Tuesday, March 3, 2015

I Love Lucy

Think back. Remember your childhood heroes? I do. I had plenty. Writers, activists, scientists, even fictional characters. Over the years I have had a few opportunities to meet some of these heroes, or at least to hear them speak. Tonight I  had one such opportunity, and it was incredible.

My mother was kind enough to buy tickets for Owl and I to go to an event hosted by National Geographic. Donald Johanson*, the paleoanthropologist who discovered Lucy, came to our city, where he gave an hour-and-a-half presentation on "Becoming Human". His presentation was amazing; he is a wonderful public speaker, and an absolutely brilliant scientist. He is also incredibly funny, and the audience was laughing hard enough that a passer-by might assume Johanson to be a stand-up comedian, only his jokes were actually funny**. The highlight for me was when he explained that sapiens "supposedly means sentient, but I read the same newspapers you do." He then went on to suggest that any species that might let Scott Walker run for President was not, perhaps, as wise as the species name suggested. (At another dig to Scott Walker later on, he also marveled at how Kentucky funneled $25,000 into building the Creation Museum, while certain states were taking money away from education.)

As an undergraduate I studied anthropology with a focus on archaeology, and since childhood I have also cultivated a fascination with geology and paleontology.  Basically, if I can dig for it and then poke it in a lab, I'm interested. As a child I was in awe of people like Donald Johanson, people who help to piece together the puzzle of human origin and our common ancestry.

Tonight's talk was part an explanation of Johanson's research, part an explanation of broader paleoanthropological principals, and part a call to global consciousness. In other words, while the science was important, what Johanson was ultimately stressing was that in studying early hominids like Lucy, we should be made aware a) that all of humankind is very closely related and we should treat each other accordingly, and that b) we are as much a part of nature as any other animal and it is our duty as well as our imperative to preserve the world.

Johanson also mentioned something that has kept me on the edge of my seat with excitement (even while walking back to the car, which was impressive, since I had no seat!): Tomorrow, March 4th, a major discovery will be revealed. Johanson would not say much about it, only that it would affect some of what he was talking about tonight. He gave a few more small hints, but I don't want to spoil the surprise for you any, dear readers. He urged us to check the news tomorrow night, and I will urge you to do the same. In light of this announcement, I will wait until my post on Thursday to talk in any detail about Lucy herself and what her discovery means for the scientific community. Though I went to the lecture primarily to hear Johanson speak about his discovery and the science behind it, his social messages also left a deep impression, and that is what I wanted to talk about tonight.

"We are united by our past...we share more than many of us are willing to expect."

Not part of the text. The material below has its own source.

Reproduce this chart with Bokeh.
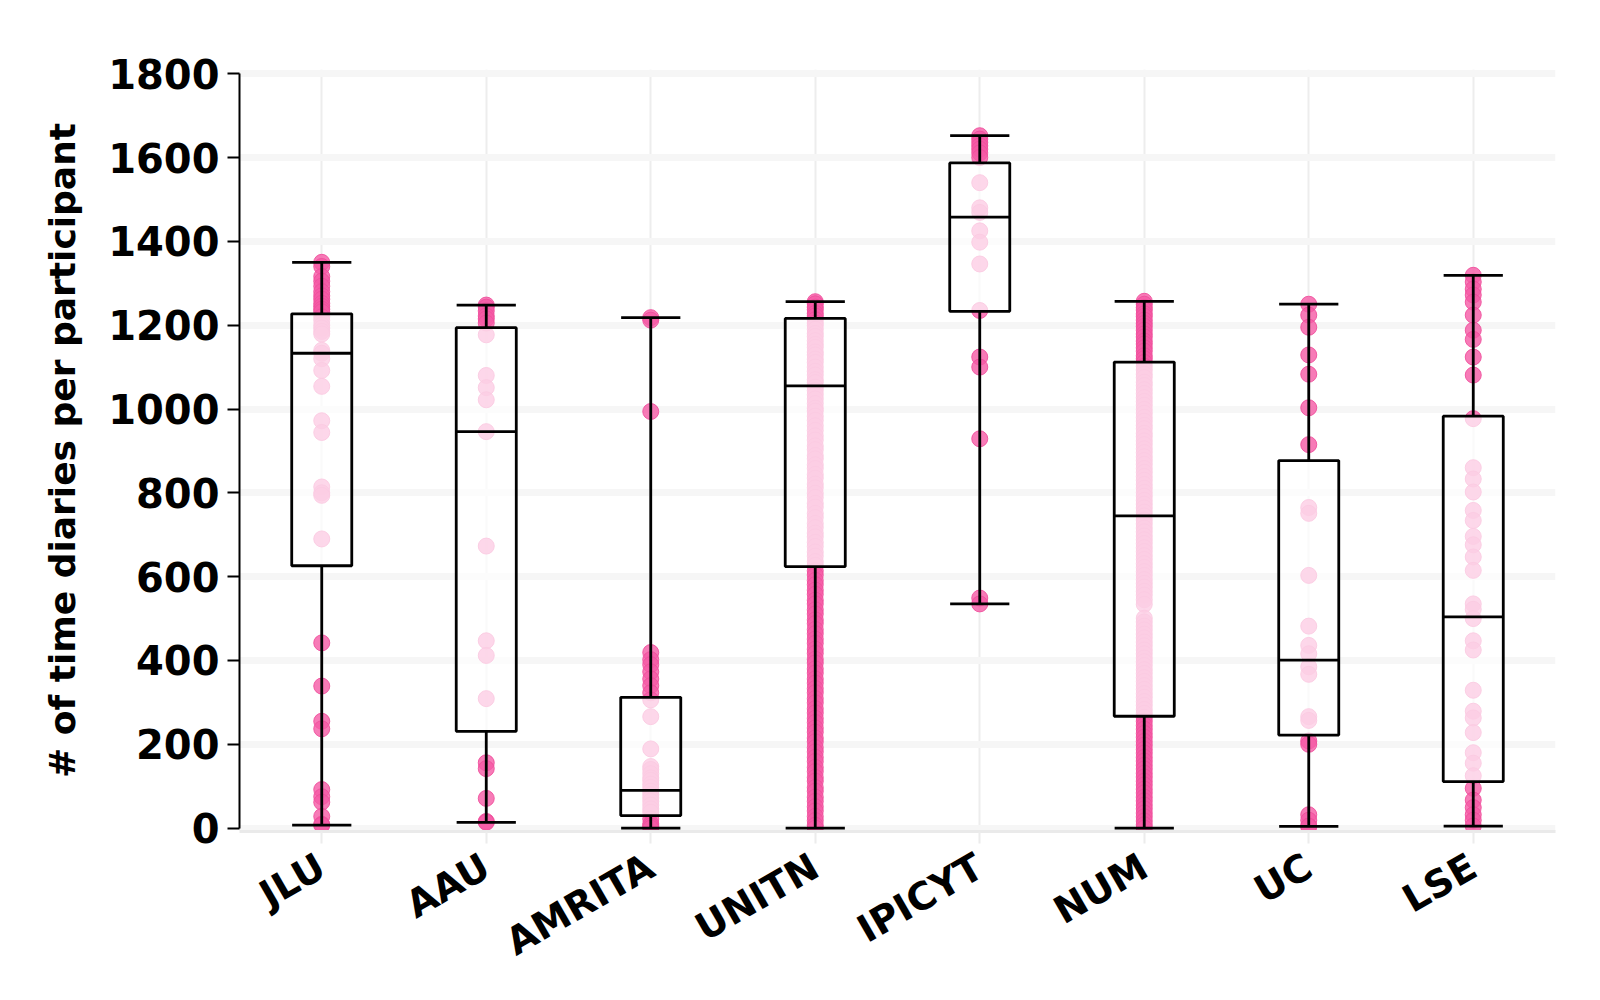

We all share common ancestry. This is scientific fact. And if you (along with Johanson and the majority of the anthropological community) ascribe to the "Out of Africa" (OOA) theory, that anatomically modern humans evolved as a whole species in what is now Africa, and later began to migrate outwards, then not only do we all have a common ancestry, but a common origin as well.

For homo sapiens, alienation is unnatural. We evolved as a cooperative species; this is part of what differentiates us from other animals. No other species has the same level of codependency and familiarity that the modern human has. We are designed to live in social units, develop tight bonds with one another, and protect our kin. While competition for land and resources might drive homo sapiens to violence against one another as it would any other animal, there is nothing natural about the way modern human society isolates and ostracizes members of the species, how social groups are segregated to the point of baseless violence, or how we have developed cultures of hate based around artificial or superficial dichotomies. Johanson urged us to remember our shared past, the uniting factor that, quite simply, makes us all human.

"We are a part of the natural world."

 Johanson also urged us to remember that we are a part of nature. Homo sapiens might be the most universally successful, the most creative, the most dominant species on Earth, but we are also the most destructive. No other species has single-handedly done as much damage to the Earth as we have, and in the towers of glass and steel we have built it is easy to distance ourselves from the natural world. We are very much dependent on it, however, and no matter how much we try to bend nature to our will we will never truly be outside of its control. Nor should we be. Lucy is a reminder that having opposable thumbs, bipedalism, and larger cranial cavities does not mean that we get a "Get Out of Extinction Free Card". If we like living on this wonderful little sphere quietly orbiting the sun, we had better stop ruining it, was his ultimate message, though I may be paraphrasing slightly.

*That's right, linking to Wikipedia! Ahh, the beauty of non-academic writing.
**Sorry, Owl! I swear, I don't dislike all stand-up comedy. Just most of the parts where there's talking.